What You Need to Start a Home-Based Food Business

Starting a home-based food business appeals to many business owners.

If you’re simply a home cook, getting your food items on supermarket shelves may seem like a dream that’s far from reality.

However, you can begin a cottage home business and enter the food market without all the investments that go into setting up a restaurant. 

Whether you re-invent recipes or have a rich heritage of family recipes you can easily twist to meet market needs, you can easily begin a home-based food business.

You may even focus on a niche such as preparing meals based on your unique recipes for people with dietary restrictions.

You can turn your hobby into a career and earn a living if you possess great baking or cooking skills. However, just like any other business, your home-based food business would need proper planning and research to take off.

Many food entrepreneurs began their food empires at home in their kitchens. Some include:

  • Paul Newman
  • Debbie Fields aka Mrs. Fields
  • Martha Stewart

Ranging from marketing strategies to kitchen inspection to permits, you have to get a number of things done before making your first sale.

If you lack professional experience and uncertain of where to start, here’re a few things to consider:

7 Steps to Starting a Cottage Food Business

  1. Look into local cottage laws

Find out about local cottage laws in your state before beginning your food business.

Cottage food laws are regulations at the state level that enable small-time producers to make low-risk foods from home for sale.

Low-risk foods are less likely to cause illnesses related to foods. They don’t need refrigeration and include:

  • Candy
  • Baked goods
  • Jellies
  • Jams

  • Learn about your local competition

Determine what to sell after going through relevant local laws on existing restrictions. Choose a viable idea you can easily sell online and eventually into stores.

Check local competition to help you choose what to sell. Find out if there’s high demand for your product and if other brands are already retailing a similar food item.

Differentiate your product to stand out from your competition and fill a gap in the market. Choosing a food item in high demand is key to the success of your business.

  • Buy the kitchen equipment you don’t have

You also need to source for kitchen equipment and supplies you’ll need to operate your business. Although they depend on the specific food items you intend to prepare, they may include:

  • Mixers
  • Baking dishes
  • Bowls
  • Food labels
  • Smokers and stoves
  • Serving trays for public events
  • Measuring items
  • Spoons
  • Packaging materials for store-destined food items

Keep your personal food items separate from those meant for your cottage business.
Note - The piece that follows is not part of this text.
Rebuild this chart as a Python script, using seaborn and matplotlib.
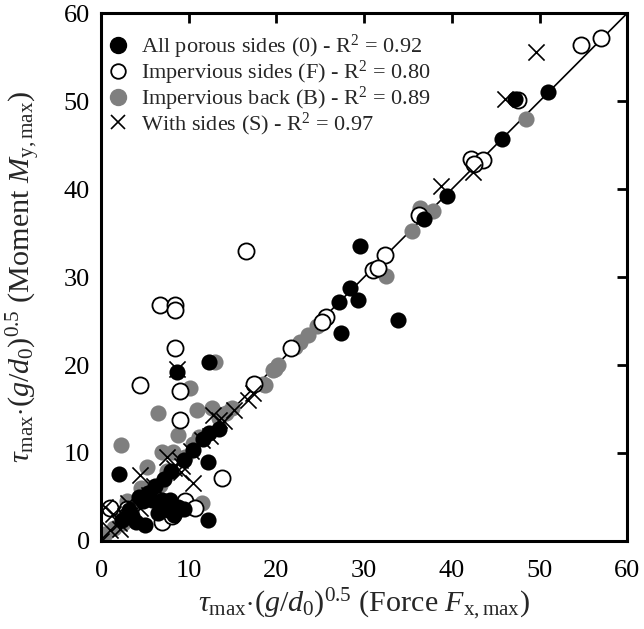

When choosing kitchen equipment, opt for those that have been tried and tested to get value for your money.

For instance, you can check out user and product reviews when buying smokers to buy one with many good reviews. This ensures that you buy a product bound to support long-term use.

  • Get a business license

Apart from cottage laws, you’ll likely need a business license to operate your business. However, this depends on your town or city and specific state.

Business licenses are easy and cost-effective to obtain. They protect businesses from legal hassles and potential penalties the government may impose if you lack one.

Check out the US Small Business Administration to get started. You can also talk to local small business owners or consult a legal expert for the same. It’s good for your business to be on the safe side of local laws.

  • Give your business a name

Choose a name relevant for your business. It’s as relevant as what you intend to do in the business. According to Inc., it determines your business perception in the eyes of potential clients and can affect your branding, marketing and online presence.

A good business name has the following characteristics:

  • Short or brief
  • Unique
  • Lacks complex or difficult spellings
  • Easy to remember
  • Related and relevant to your business

Take time to come up with the right name for your business.

Don’t rush this process.


Leave the stress out to obtain good results.

You can even continue working on other aspects of starting your food business as you brainstorm on the best business name.

For instance, you can look into local requirements that businesses should meet and perfect your food product recipes.

  • Brand your business to give it a professional image

With a good business name already chosen, tie your website, logo, packaging and other elements of your startup together to create a professional image.

Cohesively tying all aspects of your business together allows potential customers to identify with your business. They can easily spot it when they go shopping for similar products.

Hire a graphical designer on Etsy, Fiverr or Upwork to work on your business branding at a reasonable cost. However, custom services usually cost more. Consider a generic branding design or logo for starters because you can easily change it later on.

  • Legitimize your business

Legalize your business through sole proprietorship or LLC to legally safeguard yourself and the business. Learn about the two forms of business to determine which one is more suitable for your food business.

Register your business for tax purposes with the IRS (you’ll be given a tax number for your business).


Open a business bank account to ease tax payments and management of your business funds.


Unlike an online-based business, beginning a food business based at home is more sophisticated.

However, if you have big plans for your business, it gives you a platform to initiate your idea and run your business at low cost before you can transition into the food market. You’ll test your food product, get acquainted with the industry and eventually determine if your idea is viable without spending so much on it.